A Framework for Graph-Conditioned Hierarchical Shapley Attribution in Patent Valuation

Title: A Framework for Graph-Conditioned Hierarchical Shapley Attribution in Patent Valuation

Abstract

Determining the specific economic value of an individual patent within a product that incorporates tens of thousands of patents remains a persistent challenge in intellectual property economics. To address this, we introduce PatentXAI, a framework that reimagines patent valuation through the lens of explainable AI. By defining a characteristic function $v(S)$ that represents the revenue potential of a patent subset $S$, the framework calculates a patent’s Shapley value to determine its equitable share of product profits, ensuring adherence to the principles of efficiency, symmetry, dummy, and additivity.

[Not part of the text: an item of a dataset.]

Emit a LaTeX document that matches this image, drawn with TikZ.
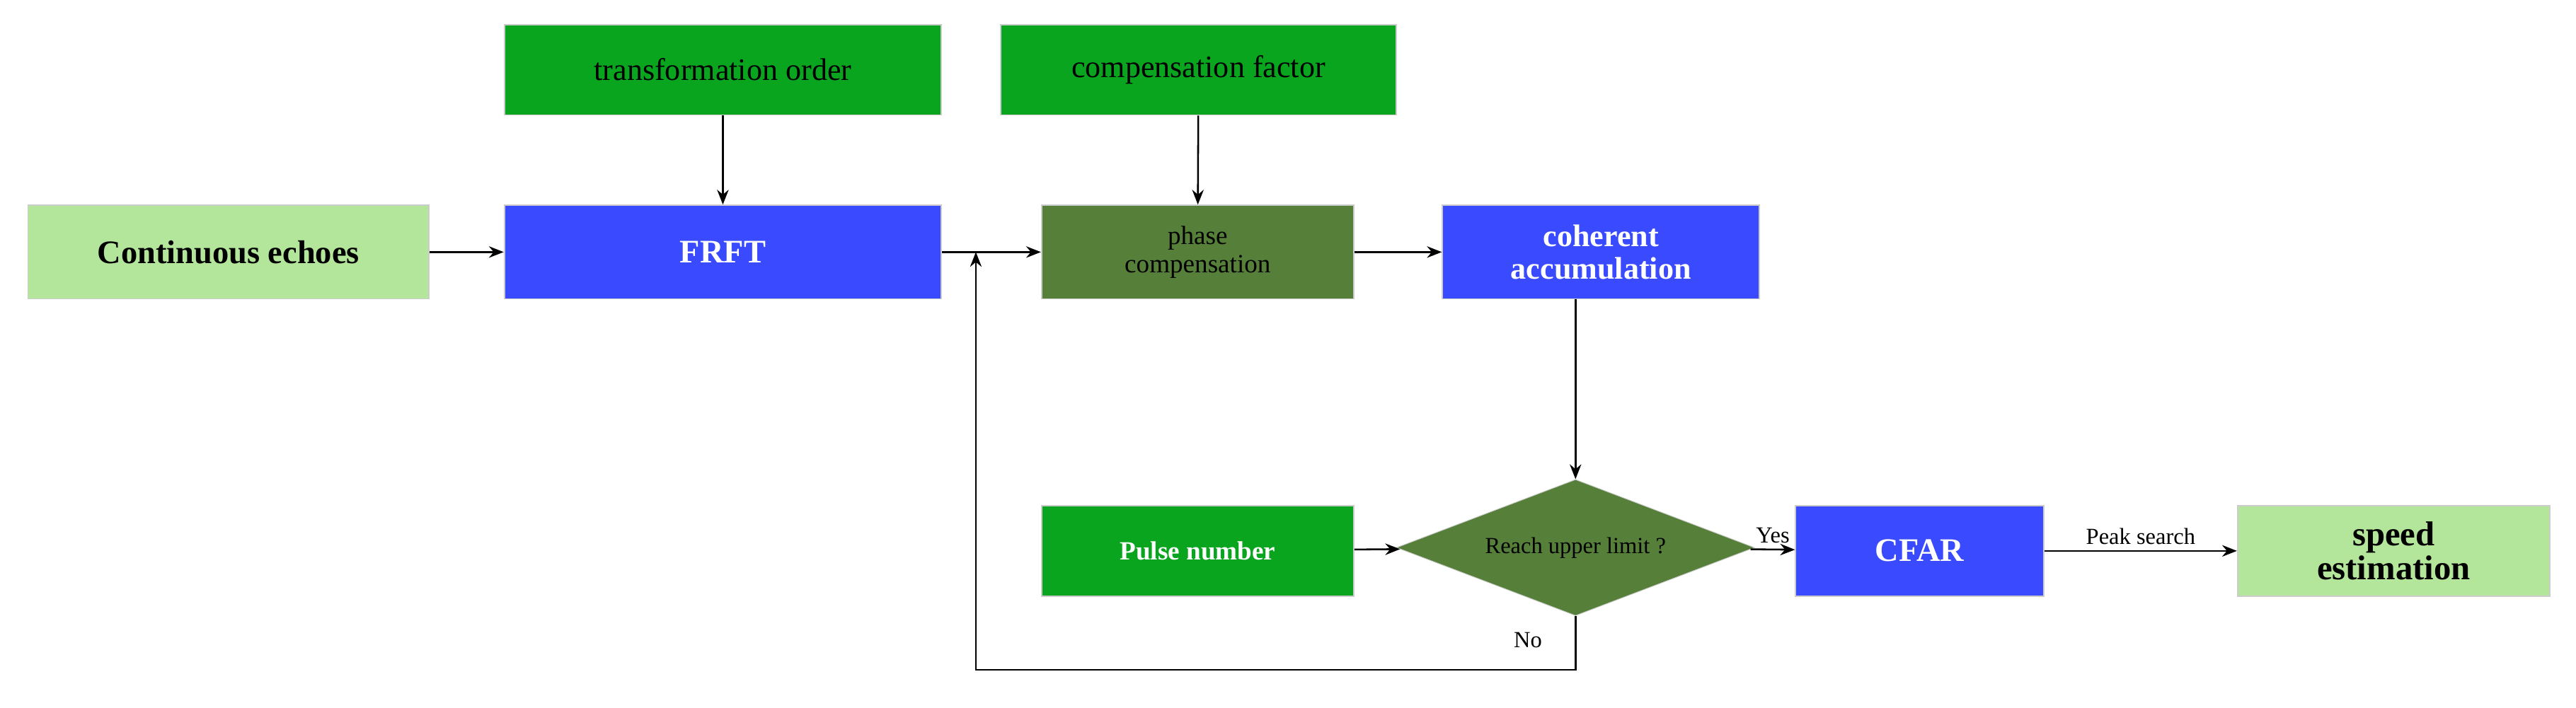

To render the computation feasible, we limit each patent’s coalition to its Markov Blanket within a knowledge graph, leveraging the C-SVE conditional independence theorem (Li et al., 2020). Our scaling experiments, which range from 12 to 100 patents using Pareto-distributed coverage graphs, reveal that the median Markov Blanket size constitutes 32.9% of $n$ at the $n=100$ mark, with the 90th percentile reaching 55.2% of $n$. Computationally, this approach requires only 10 milliseconds per patent. The deviation from the exact ground truth is 0.088 at $n=12$, while the difference compared to a high-sample Monte Carlo reference at $n=100$ is 0.062 ± 0.003.

In experiments involving dense components, where 80% of patents belong to a single cluster, the blanket appropriately expands to encompass this dense area. This results in a reduced difference of 0.039 against the reference, as the aggregated computation yields higher accuracy for homogeneous portfolios. The profit allocation process is hierarchical: exact Shapley values are first used to distribute total profit among macro-components, followed by a centrality-weighted Shapley distribution that allocates each component’s budget among the patents it covers.

While our primary focus is on computational contribution, estimating the characteristic function $v(S)$ from real-world data remains the key open problem. We delineate this distinction from our computational method and propose a concrete roadmap for empirical validation utilizing public datasets from ETSI, USPTO, and Lens.org.